I was jogging along Kelly Drive a little more than midway through my first Philadelphia Marathon back in 2011 when I glanced up from my plodding feet and spotted Dawn Angelique Roberts.
A back-of-the-pack runner, I still had a considerable distance to go in the 26.2-mile course, but Roberts was on her way toward the finish line. My jaw dropped as she smiled, waved and kept running. I was moving pretty steadily but finished an entire hour behind her. Roberts, who I know through local journalism circles, is that kind of runner — fast and always sunny and upbeat.
That is until 2019, when she started suffering chest pains every time she went out for a run. Roberts, whose best marathon time was 4 hours and 26 minutes, suddenly couldn’t run a half-mile without feeling a sharp pain in her chest that wouldn’t stop unless she stopped moving. She suspected something was seriously wrong. But a cardiologist she visited essentially pooh-poohed her discomfort — not once, but twice.
“I was feeling a pain that was very uncomfortable that I had never experienced before,” Roberts recalled. “His words to me were ‘Get out of here. There’s nothing wrong with you. Go see a neurologist.’”
Roberts, a professional running coach based in Middletown, Del., knew her body well and recognized that something was seriously off. Plus, she knew her family had a history of heart disease. So, she consulted with doctors she found online; they encouraged her to keep looking for answers.
On Dec. 27, 2019, she sought out a second cardiologist’s opinion, this time at Temple University, and got the startling news: She had a 99% blockage in her left anterior descending artery — which can lead to a type of heart attack commonly known as the widow maker because of how frequently it kills. Roberts underwent a procedure that same day to clear the blockage and implant a stent.
It saved her life.
Roberts is now speaking out about her experience to warn others — particularly women. She wants them to be aware of the implicit gender bias in health care that causes some physicians not to treat them as aggressively as they do male patients with the exact same symptoms.
“Unfortunately, we underestimate the risk of heart disease in women,” Sabrina Islam, a cardiologist at Temple Health, told me. “The rates of heart disease are pretty similar in men and women. Heart disease remains the No. 1 killer for women. Heart disease impacts women as much as men and can be equally as dangerous.”

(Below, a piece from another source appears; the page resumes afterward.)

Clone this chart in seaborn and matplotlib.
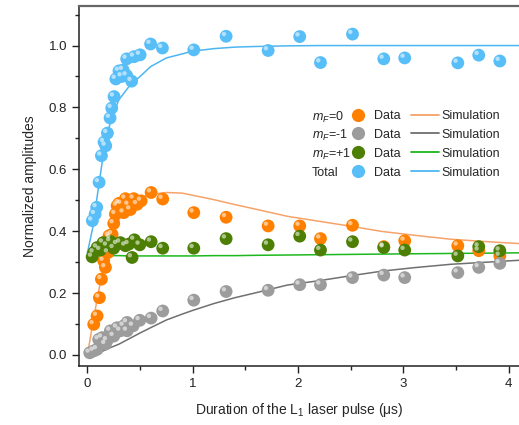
import numpy as np
import pandas as pd
import matplotlib
matplotlib.use("Agg")
import matplotlib.pyplot as plt
import matplotlib.transforms as mtransforms
from matplotlib.lines import Line2D
import seaborn as sns

tot_t = [0.047, 0.073, 0.088, 0.111, 0.133, 0.158, 0.174, 0.19, 0.215, 0.231, 0.253, 0.27, 0.30, 0.326, 0.339,
         0.373, 0.373, 0.42, 0.443, 0.50, 0.60, 0.712, 1.01, 1.317, 1.716, 2.016, 2.213, 2.517, 2.814, 3.013,
         3.517, 3.716, 3.916]
tot_y = [0.434, 0.455, 0.477, 0.558, 0.644, 0.688, 0.676, 0.717, 0.766, 0.798, 0.835, 0.892, 0.918, 0.90, 0.921,
         0.903, 0.957, 0.885, 0.964, 0.97, 1.005, 0.992, 0.986, 1.03, 0.984, 1.029, 0.945, 1.037, 0.957, 0.96,
         0.944, 0.969, 0.95]

m0_t = [0.06, 0.092, 0.114, 0.133, 0.155, 0.171, 0.196, 0.205, 0.218, 0.234, 0.25, 0.266, 0.282, 0.30, 0.323,
        0.345, 0.361, 0.39, 0.408, 0.44, 0.472, 0.51, 0.605, 0.715, 1.01, 1.317, 1.716, 2.016, 2.213, 2.517,
        2.814, 3.013, 3.517, 3.716, 3.916]
m0_y = [0.099, 0.126, 0.185, 0.245, 0.304, 0.283, 0.331, 0.385, 0.378, 0.39, 0.425, 0.455, 0.482, 0.49, 0.488,
        0.46, 0.505, 0.485, 0.47, 0.505, 0.487, 0.498, 0.525, 0.504, 0.46, 0.445, 0.417, 0.417, 0.376, 0.419,
        0.35, 0.369, 0.353, 0.337, 0.32]

m1_t = [0.022, 0.06, 0.092, 0.107, 0.14, 0.171, 0.187, 0.218, 0.25, 0.282, 0.313, 0.345, 0.377, 0.377, 0.434,
        0.497, 0.605, 0.715, 1.01, 1.317, 1.716, 2.016, 2.213, 2.517, 2.814, 3.013, 3.517, 3.716, 3.916]
m1_y = [0.007, 0.013, 0.018, 0.05, 0.056, 0.035, 0.047, 0.078, 0.061, 0.088, 0.078, 0.094, 0.078, 0.105, 0.094,
        0.112, 0.119, 0.142, 0.177, 0.205, 0.209, 0.227, 0.227, 0.25, 0.258, 0.25, 0.266, 0.283, 0.296]

p1_t = [0.045, 0.06, 0.092, 0.123, 0.149, 0.187, 0.218, 0.25, 0.282, 0.313, 0.361, 0.392, 0.424, 0.446, 0.497,
        0.605, 0.715, 1.01, 1.317, 1.716, 2.016, 2.213, 2.517, 2.814, 3.013, 3.517, 3.716, 3.916]
p1_y = [0.317, 0.331, 0.347, 0.339, 0.363, 0.353, 0.367, 0.345, 0.358, 0.363, 0.353, 0.358, 0.315, 0.372, 0.356,
        0.366, 0.345, 0.345, 0.376, 0.356, 0.384, 0.339, 0.366, 0.347, 0.339, 0.32, 0.35, 0.337]

# simulation curves
sim_t = [0, 0.05, 0.1, 0.15, 0.2, 0.25, 0.3, 0.4, 0.5, 0.6, 0.75, 0.9, 1.0, 1.2, 1.4, 1.6, 1.9, 2.2, 2.5, 2.8,
         3.1, 3.45, 3.8, 4.1]
sim_tot = [0.33, 0.41, 0.53, 0.645, 0.73, 0.785, 0.825, 0.87, 0.90, 0.932, 0.96, 0.973, 0.982, 0.99, 0.995,
           0.997, 0.999, 1.0, 1.0, 1.0, 1.0, 1.0, 1.0, 1.0]
sim_m0 = [0, 0.10, 0.195, 0.28, 0.35, 0.40, 0.438, 0.485, 0.508, 0.519, 0.525, 0.523, 0.516, 0.502, 0.486,
          0.471, 0.448, 0.432, 0.416, 0.399, 0.387, 0.374, 0.366, 0.36]
sim_m1 = [0, 0.002, 0.006, 0.013, 0.021, 0.028, 0.035, 0.053, 0.071, 0.088, 0.113, 0.132, 0.144, 0.166, 0.185,
          0.201, 0.226, 0.24, 0.256, 0.271, 0.282, 0.293, 0.300, 0.306]
sim_p1 = [0.333, 0.328, 0.325, 0.323, 0.322, 0.321, 0.321, 0.32, 0.32, 0.32, 0.32, 0.32, 0.32, 0.321, 0.321,
          0.322, 0.323, 0.324, 0.325, 0.326, 0.327, 0.328, 0.329, 0.33]

row_labels = ["$m_F$=0", "$m_F$=-1", "$m_F$=+1", "Total"]
dot_colors = ["#FF8000", "#9C9C9C", "#4D7F05", "#58BEF8"]
line_colors = ["#F5A36A", "#707070", "#1DB81D", "#4DB6F0"]

sns.set_style("ticks")
plt.rcParams["font.family"] = ["Liberation Sans", "DejaVu Sans"]
plt.rcParams["mathtext.fontset"] = "custom"
plt.rcParams["mathtext.rm"] = "Liberation Sans"
plt.rcParams["mathtext.it"] = "Liberation Sans:italic"

fig = plt.figure(figsize=(5.19, 4.25), dpi=100)
ax = fig.add_axes([0.152, 0.139, 0.848, 0.847])

sims = [sim_m0, sim_m1, sim_p1, sim_tot]
for sy, c in zip(sims, line_colors):
    sns.lineplot(x=sim_t, y=sy, color=c, lw=1.1, ax=ax, zorder=2, estimator=None, sort=False)

# spheres: base dot + small highlight
hl = ax.transData + mtransforms.ScaledTranslation(-1.6 / 72, 1.6 / 72, fig.dpi_scale_trans)
series = [(m0_t, m0_y), (m1_t, m1_y), (p1_t, p1_y), (tot_t, tot_y)]
for (tx, ty), c in zip(series, dot_colors):
    df = pd.DataFrame({"t": tx, "y": ty})
    sns.scatterplot(data=df, x="t", y="y", color=c, s=85, edgecolor="none", ax=ax, zorder=3)
    ax.scatter(df["t"], df["y"], s=10, color="white", alpha=0.55, edgecolor="none", transform=hl, zorder=4)

ax.set_xlim(-0.081, 4.098)
ax.set_ylim(-0.0355, 1.128)
ax.set_xticks([0, 1, 2, 3, 4])
ax.set_xticks(np.arange(0.5, 4.1, 1.0), minor=True)
ax.set_yticks([0.0, 0.2, 0.4, 0.6, 0.8, 1.0])
ax.set_yticks(np.arange(0.1, 1.15, 0.2), minor=True)
ax.set_yticklabels(["0.0", "0.2", "0.4", "0.6", "0.8", "1.0"])
ax.tick_params(axis="both", which="major", direction="out", length=5, width=1, labelsize=9.5, colors="#222222")
ax.tick_params(axis="both", which="minor", direction="out", length=3, width=1, colors="#222222")
for s in ["left", "bottom"]:
    ax.spines[s].set_color("#222222")
    ax.spines[s].set_linewidth(1.1)
ax.spines["top"].set_color("#666666")
ax.spines["top"].set_linewidth(1.6)
ax.spines["right"].set_visible(False)

ax.set_xlabel("Duration of the L$_1$ laser pulse (\u03bcs)", fontsize=10, labelpad=8)
ax.set_ylabel("Normalized amplitudes", fontsize=10, labelpad=8)

# legend: data column + simulation column, row names as text
dots = [Line2D([], [], linestyle="none", marker="o", markersize=9.5, color=c, markeredgecolor="none")
        for c in dot_colors]
lines = [Line2D([], [], color=c, lw=1.3) for c in line_colors]
ax.legend(dots + lines, ["Data"] * 4 + ["Simulation"] * 4, ncol=2, frameon=False, fontsize=9,
          handlelength=2.24, handletextpad=0.2, columnspacing=0.8, labelspacing=0.55,
          borderpad=0, borderaxespad=0, loc="upper left", bbox_to_anchor=(0.602, 0.711))

row_y = [0.691, 0.640, 0.588, 0.5365]
for lab, yy in zip(row_labels, row_y):
    ax.text(0.5295, yy, lab, transform=ax.transAxes, fontsize=9, ha="left", va="center")

fig.savefig("out.png", dpi=100)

Roberts is one of the lucky ones because she found out in time. She lives accordingly.
On Saturday, Roberts plans to celebrate her 52nd birthday at 8 a.m. at the annual Philadelphia Heart Walk at Citizens Bank Park. Before that starts, she’ll lead participants in Penn Medicine’s Gritty 5K through a warm-up routine. When all that’s done, she’ll stop by the Philly Bike Expo at the Pennsylvania Convention Center.
“Sometimes people think, ‘Well, I did all of the right things. I led a healthy lifestyle and I still ended up having heart disease. What’s the point?’” Islam said. “Dawn is a real example of even if you do all of the right things, sometimes you still might be touched by heart disease. But you do a whole lot better if you’ve been leading a healthy lifestyle and you continue to lead a healthy lifestyle after a heart episode. It’s not just what happens to you, it’s how well you recover and how well you get through it ... and survive and even thrive like she’s been doing.”

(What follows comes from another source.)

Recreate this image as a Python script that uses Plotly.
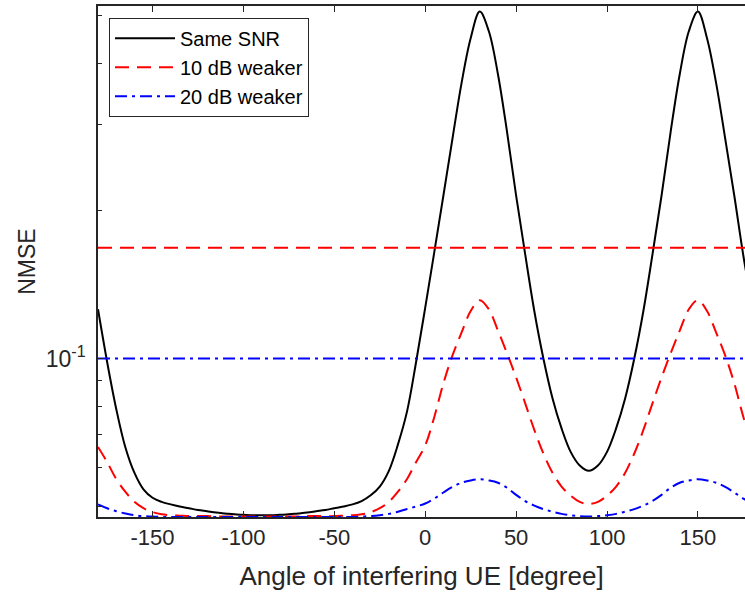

I’d never really thought much about it from that perspective.
Although I understood that a heart-healthy lifestyle was an important protection against disease, I had never really stopped and considered how being in optimum physical health helps the body recover if indeed something does go wrong — as it did for Roberts.
I’d be lying if I didn’t admit that I was impressed — and inspired. Maybe not enough to do another marathon any time soon, but at least to keep moving.